## begin

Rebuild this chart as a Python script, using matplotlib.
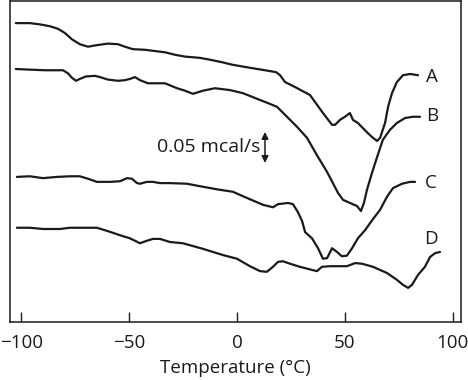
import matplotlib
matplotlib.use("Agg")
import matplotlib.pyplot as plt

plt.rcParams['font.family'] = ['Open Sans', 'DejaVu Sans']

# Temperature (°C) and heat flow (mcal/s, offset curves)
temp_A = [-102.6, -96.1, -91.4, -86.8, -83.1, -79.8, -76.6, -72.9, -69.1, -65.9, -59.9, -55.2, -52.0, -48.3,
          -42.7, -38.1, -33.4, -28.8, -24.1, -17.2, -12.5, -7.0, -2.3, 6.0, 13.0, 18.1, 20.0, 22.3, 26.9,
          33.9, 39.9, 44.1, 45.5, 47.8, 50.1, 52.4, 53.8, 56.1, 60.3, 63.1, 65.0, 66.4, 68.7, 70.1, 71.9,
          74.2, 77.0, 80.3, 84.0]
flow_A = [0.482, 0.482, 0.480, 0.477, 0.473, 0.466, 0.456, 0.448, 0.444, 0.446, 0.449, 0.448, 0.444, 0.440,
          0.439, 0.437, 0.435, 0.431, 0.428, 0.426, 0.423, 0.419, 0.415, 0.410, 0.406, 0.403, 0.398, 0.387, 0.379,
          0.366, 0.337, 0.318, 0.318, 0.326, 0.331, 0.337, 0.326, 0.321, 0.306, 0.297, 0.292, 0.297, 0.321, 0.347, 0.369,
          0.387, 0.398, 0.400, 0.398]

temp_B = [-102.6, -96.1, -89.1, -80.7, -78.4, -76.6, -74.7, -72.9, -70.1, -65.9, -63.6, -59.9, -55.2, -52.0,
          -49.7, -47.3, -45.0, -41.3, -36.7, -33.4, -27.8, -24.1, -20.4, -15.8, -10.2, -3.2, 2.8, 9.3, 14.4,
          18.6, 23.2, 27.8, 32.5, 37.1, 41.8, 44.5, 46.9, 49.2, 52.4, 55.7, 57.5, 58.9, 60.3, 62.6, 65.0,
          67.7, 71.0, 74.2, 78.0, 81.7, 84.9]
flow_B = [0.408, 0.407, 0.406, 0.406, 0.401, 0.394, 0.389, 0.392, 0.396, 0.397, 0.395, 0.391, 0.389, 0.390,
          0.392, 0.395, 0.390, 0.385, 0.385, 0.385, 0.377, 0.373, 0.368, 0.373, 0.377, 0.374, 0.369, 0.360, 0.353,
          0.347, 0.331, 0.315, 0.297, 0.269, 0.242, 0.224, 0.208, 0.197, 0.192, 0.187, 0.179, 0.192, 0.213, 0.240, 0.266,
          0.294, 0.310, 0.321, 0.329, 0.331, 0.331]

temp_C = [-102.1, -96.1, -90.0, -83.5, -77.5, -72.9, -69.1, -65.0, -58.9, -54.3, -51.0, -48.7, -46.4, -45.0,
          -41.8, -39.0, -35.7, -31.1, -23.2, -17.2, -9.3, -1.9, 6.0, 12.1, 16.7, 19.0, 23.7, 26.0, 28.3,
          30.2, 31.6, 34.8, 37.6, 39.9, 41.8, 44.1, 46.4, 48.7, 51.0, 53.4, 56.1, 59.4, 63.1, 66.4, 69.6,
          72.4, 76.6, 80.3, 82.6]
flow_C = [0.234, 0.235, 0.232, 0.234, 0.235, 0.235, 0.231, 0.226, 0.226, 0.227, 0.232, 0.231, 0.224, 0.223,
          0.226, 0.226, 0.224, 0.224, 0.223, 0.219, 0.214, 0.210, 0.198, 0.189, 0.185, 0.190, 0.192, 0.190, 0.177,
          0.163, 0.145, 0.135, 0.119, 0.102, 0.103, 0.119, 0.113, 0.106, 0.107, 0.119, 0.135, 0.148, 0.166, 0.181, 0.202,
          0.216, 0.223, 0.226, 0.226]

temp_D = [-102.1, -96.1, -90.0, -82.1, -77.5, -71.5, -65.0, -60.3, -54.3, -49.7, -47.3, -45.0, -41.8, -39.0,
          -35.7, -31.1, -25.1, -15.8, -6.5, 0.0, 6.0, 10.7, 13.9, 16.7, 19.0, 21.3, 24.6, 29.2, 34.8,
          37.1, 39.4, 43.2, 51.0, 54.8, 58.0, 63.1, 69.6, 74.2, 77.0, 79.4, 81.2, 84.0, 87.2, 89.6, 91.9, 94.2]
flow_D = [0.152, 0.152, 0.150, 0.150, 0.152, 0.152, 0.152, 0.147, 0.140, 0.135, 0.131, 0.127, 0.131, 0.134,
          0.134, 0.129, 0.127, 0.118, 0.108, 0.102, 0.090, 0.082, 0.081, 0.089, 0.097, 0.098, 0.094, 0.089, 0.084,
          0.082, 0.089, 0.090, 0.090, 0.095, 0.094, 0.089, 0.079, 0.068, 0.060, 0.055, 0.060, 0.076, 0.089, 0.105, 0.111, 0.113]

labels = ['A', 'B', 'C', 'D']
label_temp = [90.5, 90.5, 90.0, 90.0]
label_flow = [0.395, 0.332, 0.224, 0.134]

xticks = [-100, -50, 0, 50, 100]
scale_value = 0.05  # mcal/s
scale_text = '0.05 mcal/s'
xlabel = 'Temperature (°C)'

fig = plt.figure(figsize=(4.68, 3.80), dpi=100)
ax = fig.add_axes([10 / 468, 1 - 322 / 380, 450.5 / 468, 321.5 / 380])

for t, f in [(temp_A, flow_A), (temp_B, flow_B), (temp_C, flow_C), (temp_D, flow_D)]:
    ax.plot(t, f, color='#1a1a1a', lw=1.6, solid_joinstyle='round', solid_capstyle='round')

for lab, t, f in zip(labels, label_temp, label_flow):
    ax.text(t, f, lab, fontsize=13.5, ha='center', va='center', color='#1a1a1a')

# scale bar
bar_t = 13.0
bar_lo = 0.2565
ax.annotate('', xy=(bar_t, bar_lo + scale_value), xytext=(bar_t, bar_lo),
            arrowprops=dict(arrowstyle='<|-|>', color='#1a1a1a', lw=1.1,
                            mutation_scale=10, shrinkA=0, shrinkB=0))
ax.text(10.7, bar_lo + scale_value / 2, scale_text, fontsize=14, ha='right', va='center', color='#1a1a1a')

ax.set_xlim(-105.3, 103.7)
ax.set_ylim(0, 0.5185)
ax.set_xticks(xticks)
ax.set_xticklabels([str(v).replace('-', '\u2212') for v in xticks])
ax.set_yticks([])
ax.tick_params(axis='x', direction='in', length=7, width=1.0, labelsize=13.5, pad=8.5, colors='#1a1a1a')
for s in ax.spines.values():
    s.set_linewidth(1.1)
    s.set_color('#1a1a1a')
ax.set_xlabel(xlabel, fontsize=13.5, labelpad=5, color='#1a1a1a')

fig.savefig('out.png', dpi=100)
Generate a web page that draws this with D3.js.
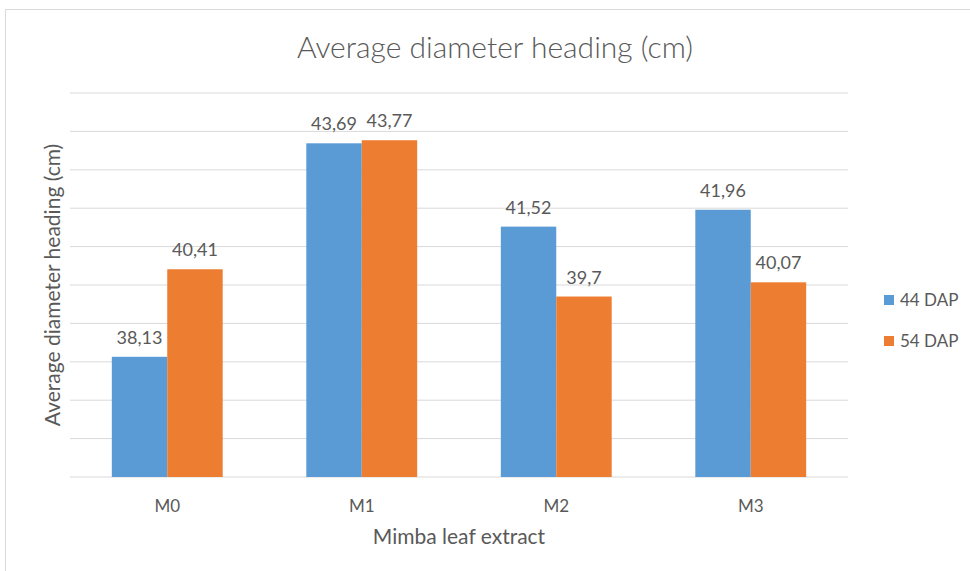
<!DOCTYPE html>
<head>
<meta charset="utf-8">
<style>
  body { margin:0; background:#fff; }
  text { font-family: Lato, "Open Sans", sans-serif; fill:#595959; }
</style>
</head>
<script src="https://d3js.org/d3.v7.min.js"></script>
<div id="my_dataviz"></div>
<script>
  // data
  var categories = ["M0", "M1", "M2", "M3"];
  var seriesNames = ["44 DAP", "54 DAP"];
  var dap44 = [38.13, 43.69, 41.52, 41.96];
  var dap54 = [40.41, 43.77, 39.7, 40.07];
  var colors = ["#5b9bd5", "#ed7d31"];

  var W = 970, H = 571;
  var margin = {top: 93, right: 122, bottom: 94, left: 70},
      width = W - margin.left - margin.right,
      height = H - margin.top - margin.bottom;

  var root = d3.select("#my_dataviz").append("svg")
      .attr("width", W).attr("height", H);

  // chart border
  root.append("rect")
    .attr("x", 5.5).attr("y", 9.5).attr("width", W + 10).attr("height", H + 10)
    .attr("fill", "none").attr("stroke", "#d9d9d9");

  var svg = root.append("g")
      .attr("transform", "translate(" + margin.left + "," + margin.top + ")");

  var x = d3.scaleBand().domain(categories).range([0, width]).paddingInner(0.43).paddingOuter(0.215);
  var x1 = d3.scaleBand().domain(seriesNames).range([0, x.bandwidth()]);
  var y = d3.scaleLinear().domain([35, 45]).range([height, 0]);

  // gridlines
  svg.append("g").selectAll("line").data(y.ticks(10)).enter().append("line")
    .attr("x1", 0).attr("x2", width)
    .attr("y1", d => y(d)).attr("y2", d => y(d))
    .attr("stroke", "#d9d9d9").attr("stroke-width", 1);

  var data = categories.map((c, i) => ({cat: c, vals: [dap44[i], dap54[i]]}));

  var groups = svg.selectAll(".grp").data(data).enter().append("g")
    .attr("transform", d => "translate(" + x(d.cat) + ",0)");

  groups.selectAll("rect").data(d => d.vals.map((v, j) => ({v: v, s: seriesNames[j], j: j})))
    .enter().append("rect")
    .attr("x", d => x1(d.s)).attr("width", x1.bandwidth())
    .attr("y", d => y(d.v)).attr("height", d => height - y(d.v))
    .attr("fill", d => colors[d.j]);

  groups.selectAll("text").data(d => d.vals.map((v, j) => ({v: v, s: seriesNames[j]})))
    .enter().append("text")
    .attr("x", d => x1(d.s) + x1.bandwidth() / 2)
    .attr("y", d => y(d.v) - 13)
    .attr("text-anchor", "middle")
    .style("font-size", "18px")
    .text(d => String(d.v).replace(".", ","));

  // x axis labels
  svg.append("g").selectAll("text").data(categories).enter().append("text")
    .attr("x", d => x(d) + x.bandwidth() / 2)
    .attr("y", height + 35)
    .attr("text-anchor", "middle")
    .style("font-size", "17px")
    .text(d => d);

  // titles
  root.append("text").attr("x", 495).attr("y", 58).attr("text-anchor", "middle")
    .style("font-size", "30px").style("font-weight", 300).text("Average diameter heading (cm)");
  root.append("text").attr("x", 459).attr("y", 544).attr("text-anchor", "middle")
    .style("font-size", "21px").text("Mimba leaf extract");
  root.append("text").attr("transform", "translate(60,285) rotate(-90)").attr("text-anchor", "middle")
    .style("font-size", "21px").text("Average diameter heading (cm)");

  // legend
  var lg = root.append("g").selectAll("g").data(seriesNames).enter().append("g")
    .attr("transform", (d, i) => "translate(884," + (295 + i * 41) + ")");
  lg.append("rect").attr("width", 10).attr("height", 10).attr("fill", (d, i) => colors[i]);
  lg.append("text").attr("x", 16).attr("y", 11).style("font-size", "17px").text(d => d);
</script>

## end

* Your objective
Copy out, exactly, every line from the one that contains "Generate a web" through the one that contains "var data = categories.map((c, i)". Pictures stay out of the copy.

* Response to this exercise
Generate a web page that draws this with D3.js.
<!DOCTYPE html>
<head>
<meta charset="utf-8">
<style>
  body { margin:0; background:#fff; }
  text { font-family: Lato, "Open Sans", sans-serif; fill:#595959; }
</style>
</head>
<script src="https://d3js.org/d3.v7.min.js"></script>
<div id="my_dataviz"></div>
<script>
  // data
  var categories = ["M0", "M1", "M2", "M3"];
  var seriesNames = ["44 DAP", "54 DAP"];
  var dap44 = [38.13, 43.69, 41.52, 41.96];
  var dap54 = [40.41, 43.77, 39.7, 40.07];
  var colors = ["#5b9bd5", "#ed7d31"];

  var W = 970, H = 571;
  var margin = {top: 93, right: 122, bottom: 94, left: 70},
      width = W - margin.left - margin.right,
      height = H - margin.top - margin.bottom;

  var root = d3.select("#my_dataviz").append("svg")
      .attr("width", W).attr("height", H);

  // chart border
  root.append("rect")
    .attr("x", 5.5).attr("y", 9.5).attr("width", W + 10).attr("height", H + 10)
    .attr("fill", "none").attr("stroke", "#d9d9d9");

  var svg = root.append("g")
      .attr("transform", "translate(" + margin.left + "," + margin.top + ")");

  var x = d3.scaleBand().domain(categories).range([0, width]).paddingInner(0.43).paddingOuter(0.215);
  var x1 = d3.scaleBand().domain(seriesNames).range([0, x.bandwidth()]);
  var y = d3.scaleLinear().domain([35, 45]).range([height, 0]);

  // gridlines
  svg.append("g").selectAll("line").data(y.ticks(10)).enter().append("line")
    .attr("x1", 0).attr("x2", width)
    .attr("y1", d => y(d)).attr("y2", d => y(d))
    .attr("stroke", "#d9d9d9").attr("stroke-width", 1);

  var data = categories.map((c, i) => ({cat: c, vals: [dap44[i], dap54[i]]}));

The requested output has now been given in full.